Though Nguyen is satirical about American culture, he does not by any means let the Vietnamese off easy. In The Sympathizer, the narrator writes: “I cashed the check in my pocket, my tax refund from the IRS. It was not a large sum and yet symbolically significant, for never in my country would the midget-minded government give back to its frustrated citizens anything it had seized in the first place. The whole idea was absurd. Our society had been a kleptocracy of the highest order, the government doing its best to steal from the Americans, the average man doing his best to steal from the government, the worst of us doing our best to steal from each other.”

Nguyen’s work is busier and less emotional than that of Graham Greene, whose Vietnam novel, The Quiet American, was recently characterized by H.D.S. Greenway in The New York Times  as “a book we reporters all had in our back pockets.” Greenway goes on to quote Greene’s writing in that novel: “They want enough rice. They don’t want to be shot at. They want one day to be much the same as another. They don’t want our white skins around telling them what they want.” Greene had a way of streamlining even his most complex narratives so that we care about his characters, even though they themselves might seem disengaged or disaffected. Nguyen’s focus is less on our engagement with his story or his characters and more on plunging us into a certain mindset. When the narrator and his friends are sitting in the General’s office in a Los Angeles liquor store, the scene is set up as though this were a Mafia story; but the monologue can be relentless in a way that might have you yearning for a good Graham Greene novel.

In Los Angeles, the narrator’s now-roommate, Bon, works as a part-time janitor for a church and as a sales clerk for the General’s liquor store. The narrator works as the face of the Oriental Studies program at a university. He is biracial, half Vietnamese and half French, and the chair of the department patronizingly lets him know that he is no longer a monstrosity — and that like the chair’s own biracial son, he too has a place in society.
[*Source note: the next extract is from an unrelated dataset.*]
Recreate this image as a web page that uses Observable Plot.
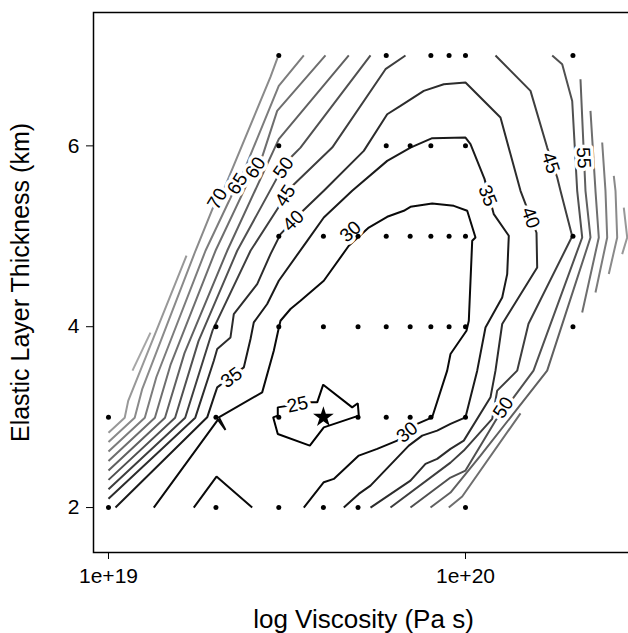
<!DOCTYPE html>
<html><head><meta charset="utf-8">
<script src="https://cdn.jsdelivr.net/npm/d3@7"></script>
<script src="https://cdn.jsdelivr.net/npm/@observablehq/plot@0.6"></script>
<style>body{margin:0;background:#fff}svg{display:block}</style>
</head><body><div id="chart"></div>
<script>
// x: log10 viscosity (Pa s), y: elastic layer thickness (km)
const xTicks = [19, 20];
const yTicks = [2, 4, 6];
const levels = [25, 30, 35, 40, 45, 50, 55, 60, 65, 70, 75, 80];
const levelGray = ["#000000","#0a0a0a","#1a1a1a","#2c2c2c","#3e3e3e","#505050","#606060","#6e6e6e","#7c7c7c","#8a8a8a","#989898","#a6a6a6"];

const c25 = [[19.5658,3.164],[19.5846,3.164],[19.6014,3.359],[19.6826,3.108],[19.6983,3.153],[19.7011,3.017],[19.6031,2.887],[19.5639,2.685],[19.4742,2.814],[19.4613,2.998],[19.4742,3.017],[19.4742,3.108],[19.5658,3.164]];
const c30a = [[19.5471,2.0],[19.6031,2.280],[19.6311,2.317],[19.7011,2.575],[19.7527,2.649],[19.8087,2.740],[19.8647,2.925],[19.9067,2.998],[19.9487,3.514],[19.9580,3.698],[20.0028,3.956],[20.0093,4.066],[20.0188,4.950],[20.0280,4.987],[20.0048,5.282],[19.9672,5.337],[19.9067,5.363],[19.8459,5.326],[19.8272,5.282],[19.7807,5.216],[19.7291,5.097],[19.6731,4.895],[19.6031,4.508],[19.5378,4.287],[19.5098,4.196],[19.4818,4.066],[19.4770,3.986],[19.4630,3.735],[19.4305,3.274],[19.3090,2.998],[19.3277,2.859],[19.3067,2.972],[19.1269,2.0]];
const c30b = [[19.2389,2.0],[19.3025,2.343],[19.4025,2.0]];
const c35 = [[19.0196,2.0],[19.2765,2.998],[19.2950,3.219],[19.3045,3.329],[19.3790,3.550],[19.3978,3.864],[19.4070,4.048],[19.4445,4.251],[19.4770,4.508],[19.5566,4.950],[19.6031,5.208],[19.6826,5.503],[19.7807,5.834],[19.8459,5.981],[19.9067,6.085],[20.0000,6.092],[20.0140,6.019],[20.0532,5.635],[20.0793,5.245],[20.1213,5.006],[20.1168,4.582],[20.1028,4.324],[20.0560,3.992],[20.0328,3.514],[20.0000,2.998],[19.9580,2.925],[19.9207,2.851],[19.8787,2.796],[19.8412,2.685],[19.7339,2.243],[19.7011,2.151],[19.6591,2.0]];
const c40 = [[19.0,2.098],[19.2431,2.994],[19.2950,3.624],[19.3045,3.754],[19.3417,3.882],[19.3510,4.140],[19.4165,4.472],[19.4538,4.803],[19.4818,5.024],[19.5426,5.274],[19.6031,5.503],[19.7151,5.945],[19.7807,6.350],[19.8179,6.442],[19.8832,6.608],[19.9392,6.682],[20.0,6.700],[20.0980,6.313],[20.1541,5.503],[20.1989,5.039],[20.2008,4.655],[20.1028,4.030],[20.0840,3.514],[20.0700,3.219],[19.9952,2.740],[19.9580,2.649],[19.9207,2.538],[19.8879,2.483],[19.8459,2.298],[19.7339,2.0]];
const c45a = [[19.0,2.202],[19.2148,2.994],[19.2913,3.956],[19.3978,4.840],[19.4790,5.337],[19.5154,5.558],[19.6266,5.981],[19.7759,6.848],[19.8319,7.0]];
const c45b = [[20.0840,7.0],[20.1821,6.608],[20.2288,5.981],[20.2569,5.650],[20.2661,5.503],[20.2989,5.0],[20.1765,4.033],[20.1448,3.514],[20.0888,3.293],[20.0748,2.980],[19.9952,2.630],[19.9580,2.497],[19.7899,2.0]];
const c50a = [[19.0,2.306],[19.1866,2.994],[19.2521,3.841],[19.3605,4.840],[19.4706,5.635],[19.5098,5.868],[19.5378,5.981],[19.7339,7.0]];
const c50b = [[20.2429,7.0],[20.2709,6.903],[20.2989,6.497],[20.3129,5.503],[20.3269,4.987],[20.1905,3.514],[20.1344,3.216],[20.0840,2.961],[20.0,2.409],[19.9580,2.332],[19.8459,2.0]];
const c55a = [[19.0,2.411],[19.1583,2.994],[19.2129,3.708],[19.3325,4.840],[19.4770,6.074],[19.6731,7.0]];
const c55b = [[20.3221,6.737],[20.3361,5.503],[20.3501,4.987],[20.2288,3.514],[20.0420,2.575],[19.9580,2.166],[19.9020,2.0]];
const c60a = [[19.0,2.515],[19.1300,2.994],[19.1737,3.577],[19.2997,4.840],[19.3922,5.613],[19.4314,5.890],[19.4725,6.387],[19.6078,7.0]];
const c60b = [[20.3501,6.387],[20.3641,5.503],[20.3734,4.987],[20.3269,4.158]];
const c60c = [[20.1541,3.042],[19.9908,2.122],[19.9532,2.0]];
const c65a = [[19.0,2.619],[19.1017,2.994],[19.1342,3.444],[19.2717,4.840],[19.3445,5.448],[19.3782,5.713],[19.4770,6.663],[19.5471,7.0]];
const c65b = [[20.3829,6.037],[20.3921,5.503],[20.3969,4.987],[20.3641,4.379]];
const c70a = [[19.0,2.724],[19.0734,2.994],[19.0947,3.313],[19.2437,4.840],[19.2913,5.304],[19.3213,5.503],[19.4538,6.763],[19.4734,6.973]];
const c70b = [[20.4154,5.669],[20.4202,5.503],[20.4249,4.987],[20.4014,4.582]];
const c75a = [[19.0,2.828],[19.0454,2.994],[19.0552,3.180],[19.2185,4.785]];
const c75b = [[20.4434,5.318],[20.4529,4.987],[20.4389,4.803]];
const c80 = [[19.0672,3.514],[19.1176,3.934]];

const pieces = [
  [25,c25],[30,c30a],[30,c30b],[35,c35],[40,c40],[45,c45a],[45,c45b],
  [50,c50a],[50,c50b],[55,c55a],[55,c55b],[60,c60a],[60,c60b],[60,c60c],
  [65,c65a],[65,c65b],[70,c70a],[70,c70b],[75,c75a],[75,c75b],[80,c80]
];

// contour labels: text, x, y, angle
const labText = ["25","30","30","35","35","40","40","45","45","50","50","55","60","65","70"];
const labX = [19.5294,19.6779,19.8367,19.3445,20.0616,19.5182,20.1821,19.4958,20.2381,19.4902,20.1064,20.3305,19.4118,19.3613,19.3053];
const labY = [3.138,5.050,2.832,3.437,5.448,5.171,5.205,5.448,5.812,5.757,3.105,5.868,5.757,5.580,5.414];
const labAngle = [-12,-42,-40,-37,68,-45,70,-57,72,-55,-57,87,-58,-58,-60];

// model runs
const runX = [19.477,19.778,19.903,19.954,20,20.301,
              19.477,19.778,19.845,19.903,20,
              19.477,19.602,19.699,19.778,19.845,19.903,19.954,20,20.301,
              19.301,19.477,19.602,19.699,19.778,19.845,19.903,19.954,20,20.301,
              19,19.301,19.477,19.699,19.778,19.845,19.903,20,
              19,19.301,19.477,19.602,19.699,20];
const runY = [7,7,7,7,7,7, 6,6,6,6,6, 5,5,5,5,5,5,5,5,5, 4,4,4,4,4,4,4,4,4,4, 3,3,3,3,3,3,3,3, 2,2,2,2,2,2];
const bestX = [19.602], bestY = [3];

const lineRows = pieces.flatMap(([lev, pts], i) => pts.map(([x, y]) => ({x, y, id: i, color: levelGray[levels.indexOf(lev)]})));
const labRows = labText.map((t, i) => ({t, x: labX[i], y: labY[i], a: labAngle[i]}));
const runRows = runX.map((x, i) => ({x, y: runY[i]}));
const bestRows = bestX.map((x, i) => ({x, y: bestY[i]}));

const font = "'Liberation Sans', Arial, Helvetica, sans-serif";
const chart = Plot.plot({
  width: 628, height: 633,
  marginLeft: 93, marginRight: -3, marginTop: 12, marginBottom: 81,
  style: {fontFamily: font, background: "#fff", color: "#000"},
  x: {domain: [18.958, 20.465]},
  y: {domain: [1.503, 7.475]},
  marks: [
    Plot.line(lineRows, {x: "x", y: "y", z: "id", stroke: "color", strokeWidth: 2, strokeLinejoin: "miter", strokeLinecap: "butt"}),
    Plot.text(labRows, {x: "x", y: "y", text: "t", rotate: "a", fontSize: 19, fill: "#000", stroke: "#fff", strokeWidth: 7}),
    Plot.dot(runRows, {x: "x", y: "y", r: 2.5, fill: "#000", stroke: "none"}),
    Plot.dot(bestRows, {x: "x", y: "y", symbol: "star", r: 6.5, fill: "#000", stroke: "none"}),
    Plot.frame({stroke: "#000", strokeWidth: 1.5}),
    Plot.axisX(xTicks, {tickFormat: d => "1e+" + d, tickSize: 7, tickPadding: 9, fontSize: 21, label: null, stroke: "#000"}),
    Plot.axisY(yTicks, {tickFormat: d => String(d), tickSize: 7, tickPadding: 7, fontSize: 21, label: null, stroke: "#000"}),
    Plot.text(["log Viscosity (Pa s)"], {frameAnchor: "bottom", dy: 75, dx: 1, fontSize: 26, fill: "#000"}),
    Plot.text(["Elastic Layer Thickness (km)"], {frameAnchor: "left", textAnchor: "middle", dx: -73, rotate: -90, fontSize: 25, fill: "#000"})
  ]
});
document.getElementById("chart").appendChild(chart);
</script>
</body></html>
Early on, the narrator fares better than many of his fellow immigrants from Vietnam. At the university, he gets into a relationship with a Japanese co-worker. He gleefully cites Benjamin Franklin’s familiar advice on the benefits of having a relationship with an older woman. There are others for whom the shock of transplantation is more than they can bear. The narrator tells us of a stray suicide, and how in many immigrant families, the gender dynamics are changing.

Nguyen’s insider perspective is a refreshing flip to the Apocalypse Now-style narratives we have gotten in the past about the Vietnam War. To see the war from the point of view of those who are normally treated like extras in Hollywood movies ( just another warm body) is an essential exercise for anyone who views herself as a global citizen. Even for our most current wars, in Afghanistan and Iraq, the fiction we read is often written by former U.S. soldiers. It is rare to get war fiction from the perspective of, say, an Afghan interpreter or an Iraqi doctor. In this framework, Nguyen’s unique voice explores the horrific consequences of war while also keeping a focus on the friendships and loves that persist through it all.